If we attempt to practice mission without valuing relationship, we have already cut ourselves off from the fullness of God’s good news. As those sent by God in mission, we must cultivate the restored relationships that God desires with humanity and that God desires humans to have with each other.

Moreover, attention to the connection between mission and love helps us further see the relational nature of mission. Mission is an expression of love, both God’s love for us and our love for God and for others. Love certainly involves actions — love that is not expressed is not love—but it is primarily about a relationship, not a task list.

We love our family not just because they’re people for whom we did something nice once, but because we have an ongoing pattern of interactions, emotional attachments, and reciprocal care. In other words, we love our families as part of ongoing relationships, not as a series of separate actions. Moreover, while there is room for intentionality and regularity in our relationships with our family, it would feel unnatural to confine our love for our family to a particular program of actions, say, perhaps serving them dinner (but not eating with them) every other Tuesday evening.

Another Wesleyan theological insight here tempers Wesley’s emphasis on our active response to God’s love. For Wesley, one of the primary ways in which his followers lived out their responsive love and grew in love for God and others was through their relationships with others. Wesley famously wrote, “The gospel of Christ knows of no religion, but social; no holiness but social holiness. Faith working by love, is the length and breadth and depth and height of Christian perfection.”[1]

When Wesley wrote about “social holiness,” he wasn’t referring primarily to social justice or to small-group devotional practices, important as those may be. He was referring to the importance of practicing love in relationships with real, concrete people.[2] It is impossible to love people in the abstract. One can only truly love specific people with whom one interacts.

Thus, when we think about our church’s mission efforts, the first question we ask ourselves should not be “What should we do for mission in our church?” It should be “Whom should we relate to in mission at our church?” This shift from program-based mission thinking to relationship-based mission thinking is one of the most fundamentally important changes a congregation can make in its approach to mission.

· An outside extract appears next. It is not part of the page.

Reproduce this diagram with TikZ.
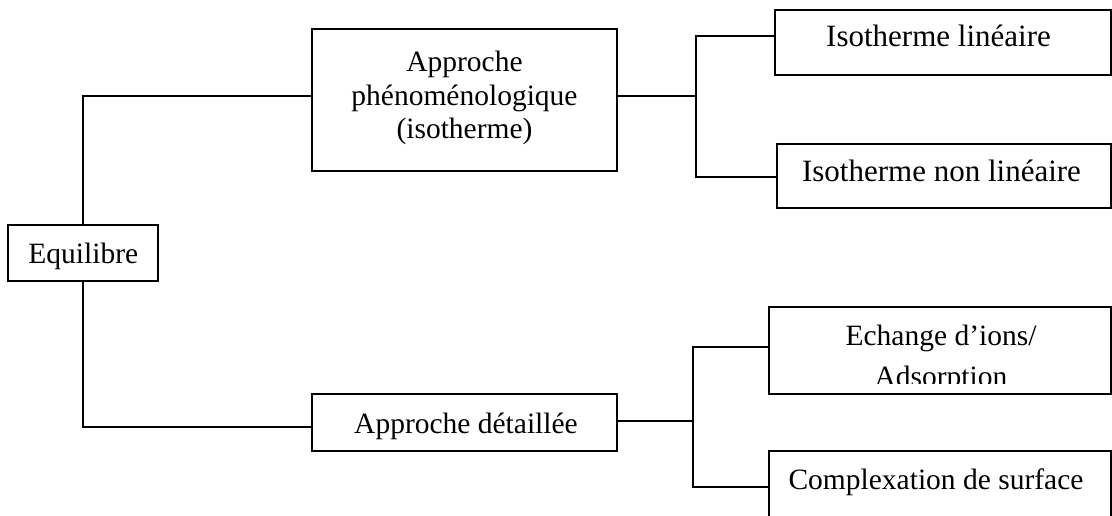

It is even better if your church can ask not merely, “What individuals should the individuals in our church related to?” but “What other communities should the community of our church relate to?” Missional relationships are most transformative (for us and others) when they occur not just with individuals but with entire networks.

This notion that mission is first and foremost about relationships may be challenging, especially to Americans. While individuals may differ, American culture often does not value relationships as much as it does other things. It values money; it values material possessions; it values independence; it values achievement. Yet each of these stands in tension with and can undercut relationships. Relationships take time and attention, and often, we find ourselves short of both. This relational understanding of mission highlights just how countercultural God’s mission can be.

Americans’ lack of relationships also points to another truth about mission— our participation in mission is not just how we share God’s good news; it is how we receive God’s good news, too. Thinking about the story of the good Samaritan, often we are the traveler, and allowing ourselves to be befriended by others is how we receive healing and life.

Chapter 4 of Crossing Boundaries: Sharing God's Good News Through Mission includes practical steps that congregations can take as they seek to build mission relationships with others. It also outlines relational pitfalls to avoid in the process, especially pitfalls that arise in building relationships that cross boundaries, the subject of next week’s post.


[1] John Wesley, Hymns and Sacred Poems (1739), Preface, page viii, quoted in Steve Manskar, “No Holiness but Social Holiness,” Equipping Disciples, https://blog.umcdiscipleship.org/no-holiness-but-social-holiness/#_ftn2, accessed July 24, 2018.

[2] See chapter 2 of David Field, Bid Our Jarring Conflicts Cease: A Wesleyan Theology and Praxis of Church Unity (Nashville, TN: Wesley’s Foundery Books, 2017), for a good argument about the essentially relational nature of Wesley’s concept of social holiness/social religion.